By Carl Howe
I don't think anyone has managed to miss the fact that Apple (GM:APPL) stock is down about 20% in a week. I've gotten several emails asking me 1) how and why this is happening, and 2) whether I think it will go back up. I am not a financial adviser, but I'm happy to give my opinion. Let's tackle those questions in reverse order.
Will Apple go back up again? My view is almost certainly yes. Why? Because at the end of the day, I know that the stock price will eventually follow Apple earnings. And as I've noted before, Apple is using the iPhone and Apple TV to make its future earnings nicely predictable, since it is taking cash from customers now and recognizing them as earnings over 24 months. Said another way, future Apple earnings are like money in the bank -- literally.
So that's the rosy picture: at some day in the future, Apple stock will be valued at some nice hefty multiple of its earnings. I use 35 as my Price to earnings ratio for Apple stock, since that equals its annual earnings growth. But assuming you accept my projection that Apple will earn something north of $5 a share in fiscal 2008 ending in September and more than $7 a share in fiscal 2009, Apple's going to be at least a stock valued at somewhere between $175 and $245 at at P/E of 35. It's easy math.
So what's going on now that's pulling Apple stock back to $155 or maybe lower?
Well, first, the whole market is down, for one thing. The Dow Jones Industrial Average is now below 13,000 for the first time since August. So is the NASDAQ. And as you can see from the graphic above, Apple isn't even the biggest loser among tech stocks on a percentage basis -- companies like Google (GOOG), Cisco (CSCO) , Research In Motion (RIMM), and VMWare have had similar or bigger drops.
Secondly, Apple stock has had huge gains year to date, and a lot of mutual funds clean up their holdings prior to paying dividends and capital distributions to their shareholders in December. Many fund managers may simply be selling Apple stock just as a normal rotation in and out of technology around the end of the year.
Third, with the credit crunch bear crushing the stock market as a whole, Apple is likely attracting momentum short sellers, who take advantage of short-term declines in stock price to make some extra dollars, particularly if a stock is considered over-valued and the market is selling off overall.

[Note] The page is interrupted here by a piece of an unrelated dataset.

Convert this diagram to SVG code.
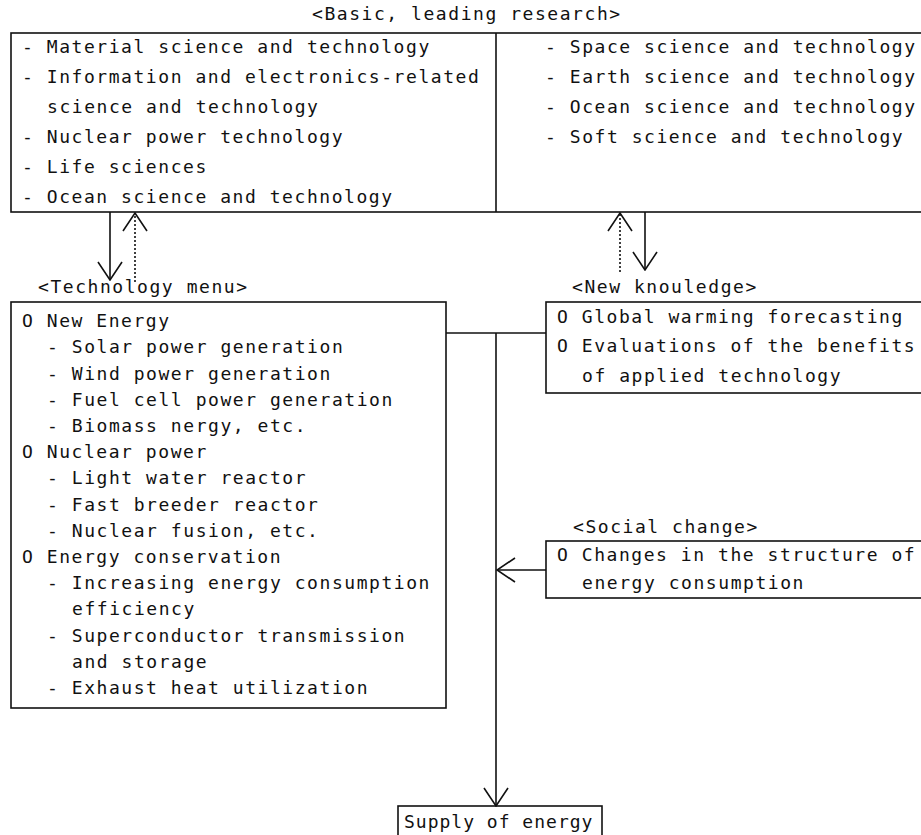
<svg xmlns="http://www.w3.org/2000/svg" width="921" height="835" viewBox="0 0 921 835">
<style>
.t{font-family:"DejaVu Sans Mono","Liberation Mono",monospace;font-size:18px;letter-spacing:1.55px;fill:#111}
.s{letter-spacing:1px}
.b{fill:#fff;stroke:#111;stroke-width:1.6}
.l{fill:none;stroke:#111;stroke-width:1.6}
.d{fill:none;stroke:#111;stroke-width:1.6;stroke-dasharray:2 2}
</style>
<defs>
<marker id="v" viewBox="0 0 20 26" refX="19" refY="13" markerWidth="20" markerHeight="26" markerUnits="userSpaceOnUse" orient="auto">
<path d="M1,1 L19,13 L1,25" fill="none" stroke="#111" stroke-width="1.6" stroke-dasharray="none"/>
</marker>
</defs>
<rect width="921" height="835" fill="#fff"/>

<g id="basic-research">
<text class="t" x="312" y="20">&lt;Basic, leading research&gt;</text>
<rect class="b" x="11" y="33" width="920" height="179"/>
<line class="l" x1="496" y1="33" x2="496" y2="212"/>
<text class="t" x="22" y="53">- Material science and technology</text>
<text class="t" x="22" y="83">- Information and electronics-related</text>
<text class="t" x="47" y="113">science and technology</text>
<text class="t" x="22" y="143">- Nuclear power technology</text>
<text class="t" x="22" y="173">- Life sciences</text>
<text class="t" x="22" y="203">- Ocean science and technology</text>
<text class="t" x="545" y="53">- Space science and technology</text>
<text class="t" x="545" y="83">- Earth science and technology</text>
<text class="t" x="545" y="113">- Ocean science and technology</text>
<text class="t" x="545" y="143">- Soft science and technology</text>
</g>

<g id="technology-menu">
<text class="t" x="38" y="293">&lt;Technology menu&gt;</text>
<rect class="b" x="11" y="302" width="435" height="406"/>
<text class="t" x="22" y="327">O New Energy</text>
<text class="t" x="47" y="353">- Solar power generation</text>
<text class="t" x="47" y="380">- Wind power generation</text>
<text class="t" x="47" y="406">- Fuel cell power generation</text>
<text class="t" x="47" y="432">- Biomass nergy, etc.</text>
<text class="t" x="22" y="458">O Nuclear power</text>
<text class="t" x="47" y="484">- Light water reactor</text>
<text class="t" x="47" y="511">- Fast breeder reactor</text>
<text class="t" x="47" y="537">- Nuclear fusion, etc.</text>
<text class="t" x="22" y="563">O Energy conservation</text>
<text class="t" x="47" y="589">- Increasing energy consumption</text>
<text class="t" x="72" y="615">efficiency</text>
<text class="t" x="47" y="642">- Superconductor transmission</text>
<text class="t" x="72" y="668">and storage</text>
<text class="t" x="47" y="694">- Exhaust heat utilization</text>
</g>

<g id="new-knowledge">
<text class="t" x="572" y="293">&lt;New knouledge&gt;</text>
<rect class="b" x="546" y="302" width="390" height="91"/>
<text class="t" x="557" y="323">O Global warming forecasting</text>
<text class="t" x="557" y="352">O Evaluations of the benefits</text>
<text class="t" x="582" y="382">of applied technology</text>
</g>

<g id="social-change">
<text class="t" x="573" y="533">&lt;Social change&gt;</text>
<rect class="b" x="546" y="541" width="390" height="57"/>
<text class="t" x="557" y="561">O Changes in the structure of</text>
<text class="t" x="582" y="589">energy consumption</text>
</g>

<g id="supply">
<rect class="b" x="398" y="806" width="204" height="40"/>
<text class="t s" x="404" y="828">Supply of energy</text>
</g>

<g id="connectors">
<line class="l" x1="110" y1="212" x2="110" y2="280" marker-end="url(#v)"/>
<line class="d" x1="135" y1="282" x2="135" y2="213" marker-end="url(#v)"/>
<line class="d" x1="620" y1="272" x2="620" y2="213" marker-end="url(#v)"/>
<line class="l" x1="645" y1="212" x2="645" y2="270" marker-end="url(#v)"/>
<line class="l" x1="446" y1="333" x2="546" y2="333"/>
<line class="l" x1="496" y1="333" x2="496" y2="806" marker-end="url(#v)"/>
<line class="l" x1="546" y1="570" x2="497" y2="570" marker-end="url(#v)"/>
</g>
</svg>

Like rainy days, there's not much to be done about short sellers other than to wait them out.
Fourth, a lot of quantitative hedge fund strategies are pulling down unrelated securities as the result of subprime mortgage losses. I wrote about this phenomenon about a week ago, inspired by the Technology Review article (registration required), The Blow-Up.". So despite the fact that Apple has almost no sub-prime mortgage exposure, automated quantitative hedge fund trading systems may make it behave as if it did anyway.
And fifth and finally, as one insightful reader pointed out, both stock options and hedge fund expirations are taking place this week. Investors usually know about options expiration dates, but what are hedge fund expirations? Turns out that investors in hedge funds have to give 45 days notice before they can withdraw their money. So if any investors want to withdraw their money before the end of this year -- say, to write off losses on their taxes or just to pay bills -- they have to give notice by the end of this week. And assuming that many hedge fund investors may already have given notice because of the down market, hedge funds may be liquidating substantial positions in high-quality stocks just to pay off their investors.The bottom line: Think of all the red ink in the market this past week as simply a before-Thanksgiving sale on stocks. Once we are past options and hedge fund expirations this week and end-of-year selling for tax purposes, stock prices at large will eventually reflect the earnings of the companies behind them. Companies with innovative products, strong earnings and earnings growth, and no exposure to the credit industry will appreciate in value. And that's true of no company I know more than Apple.
Disclosure: The author is long Apple, Garmin, and Google.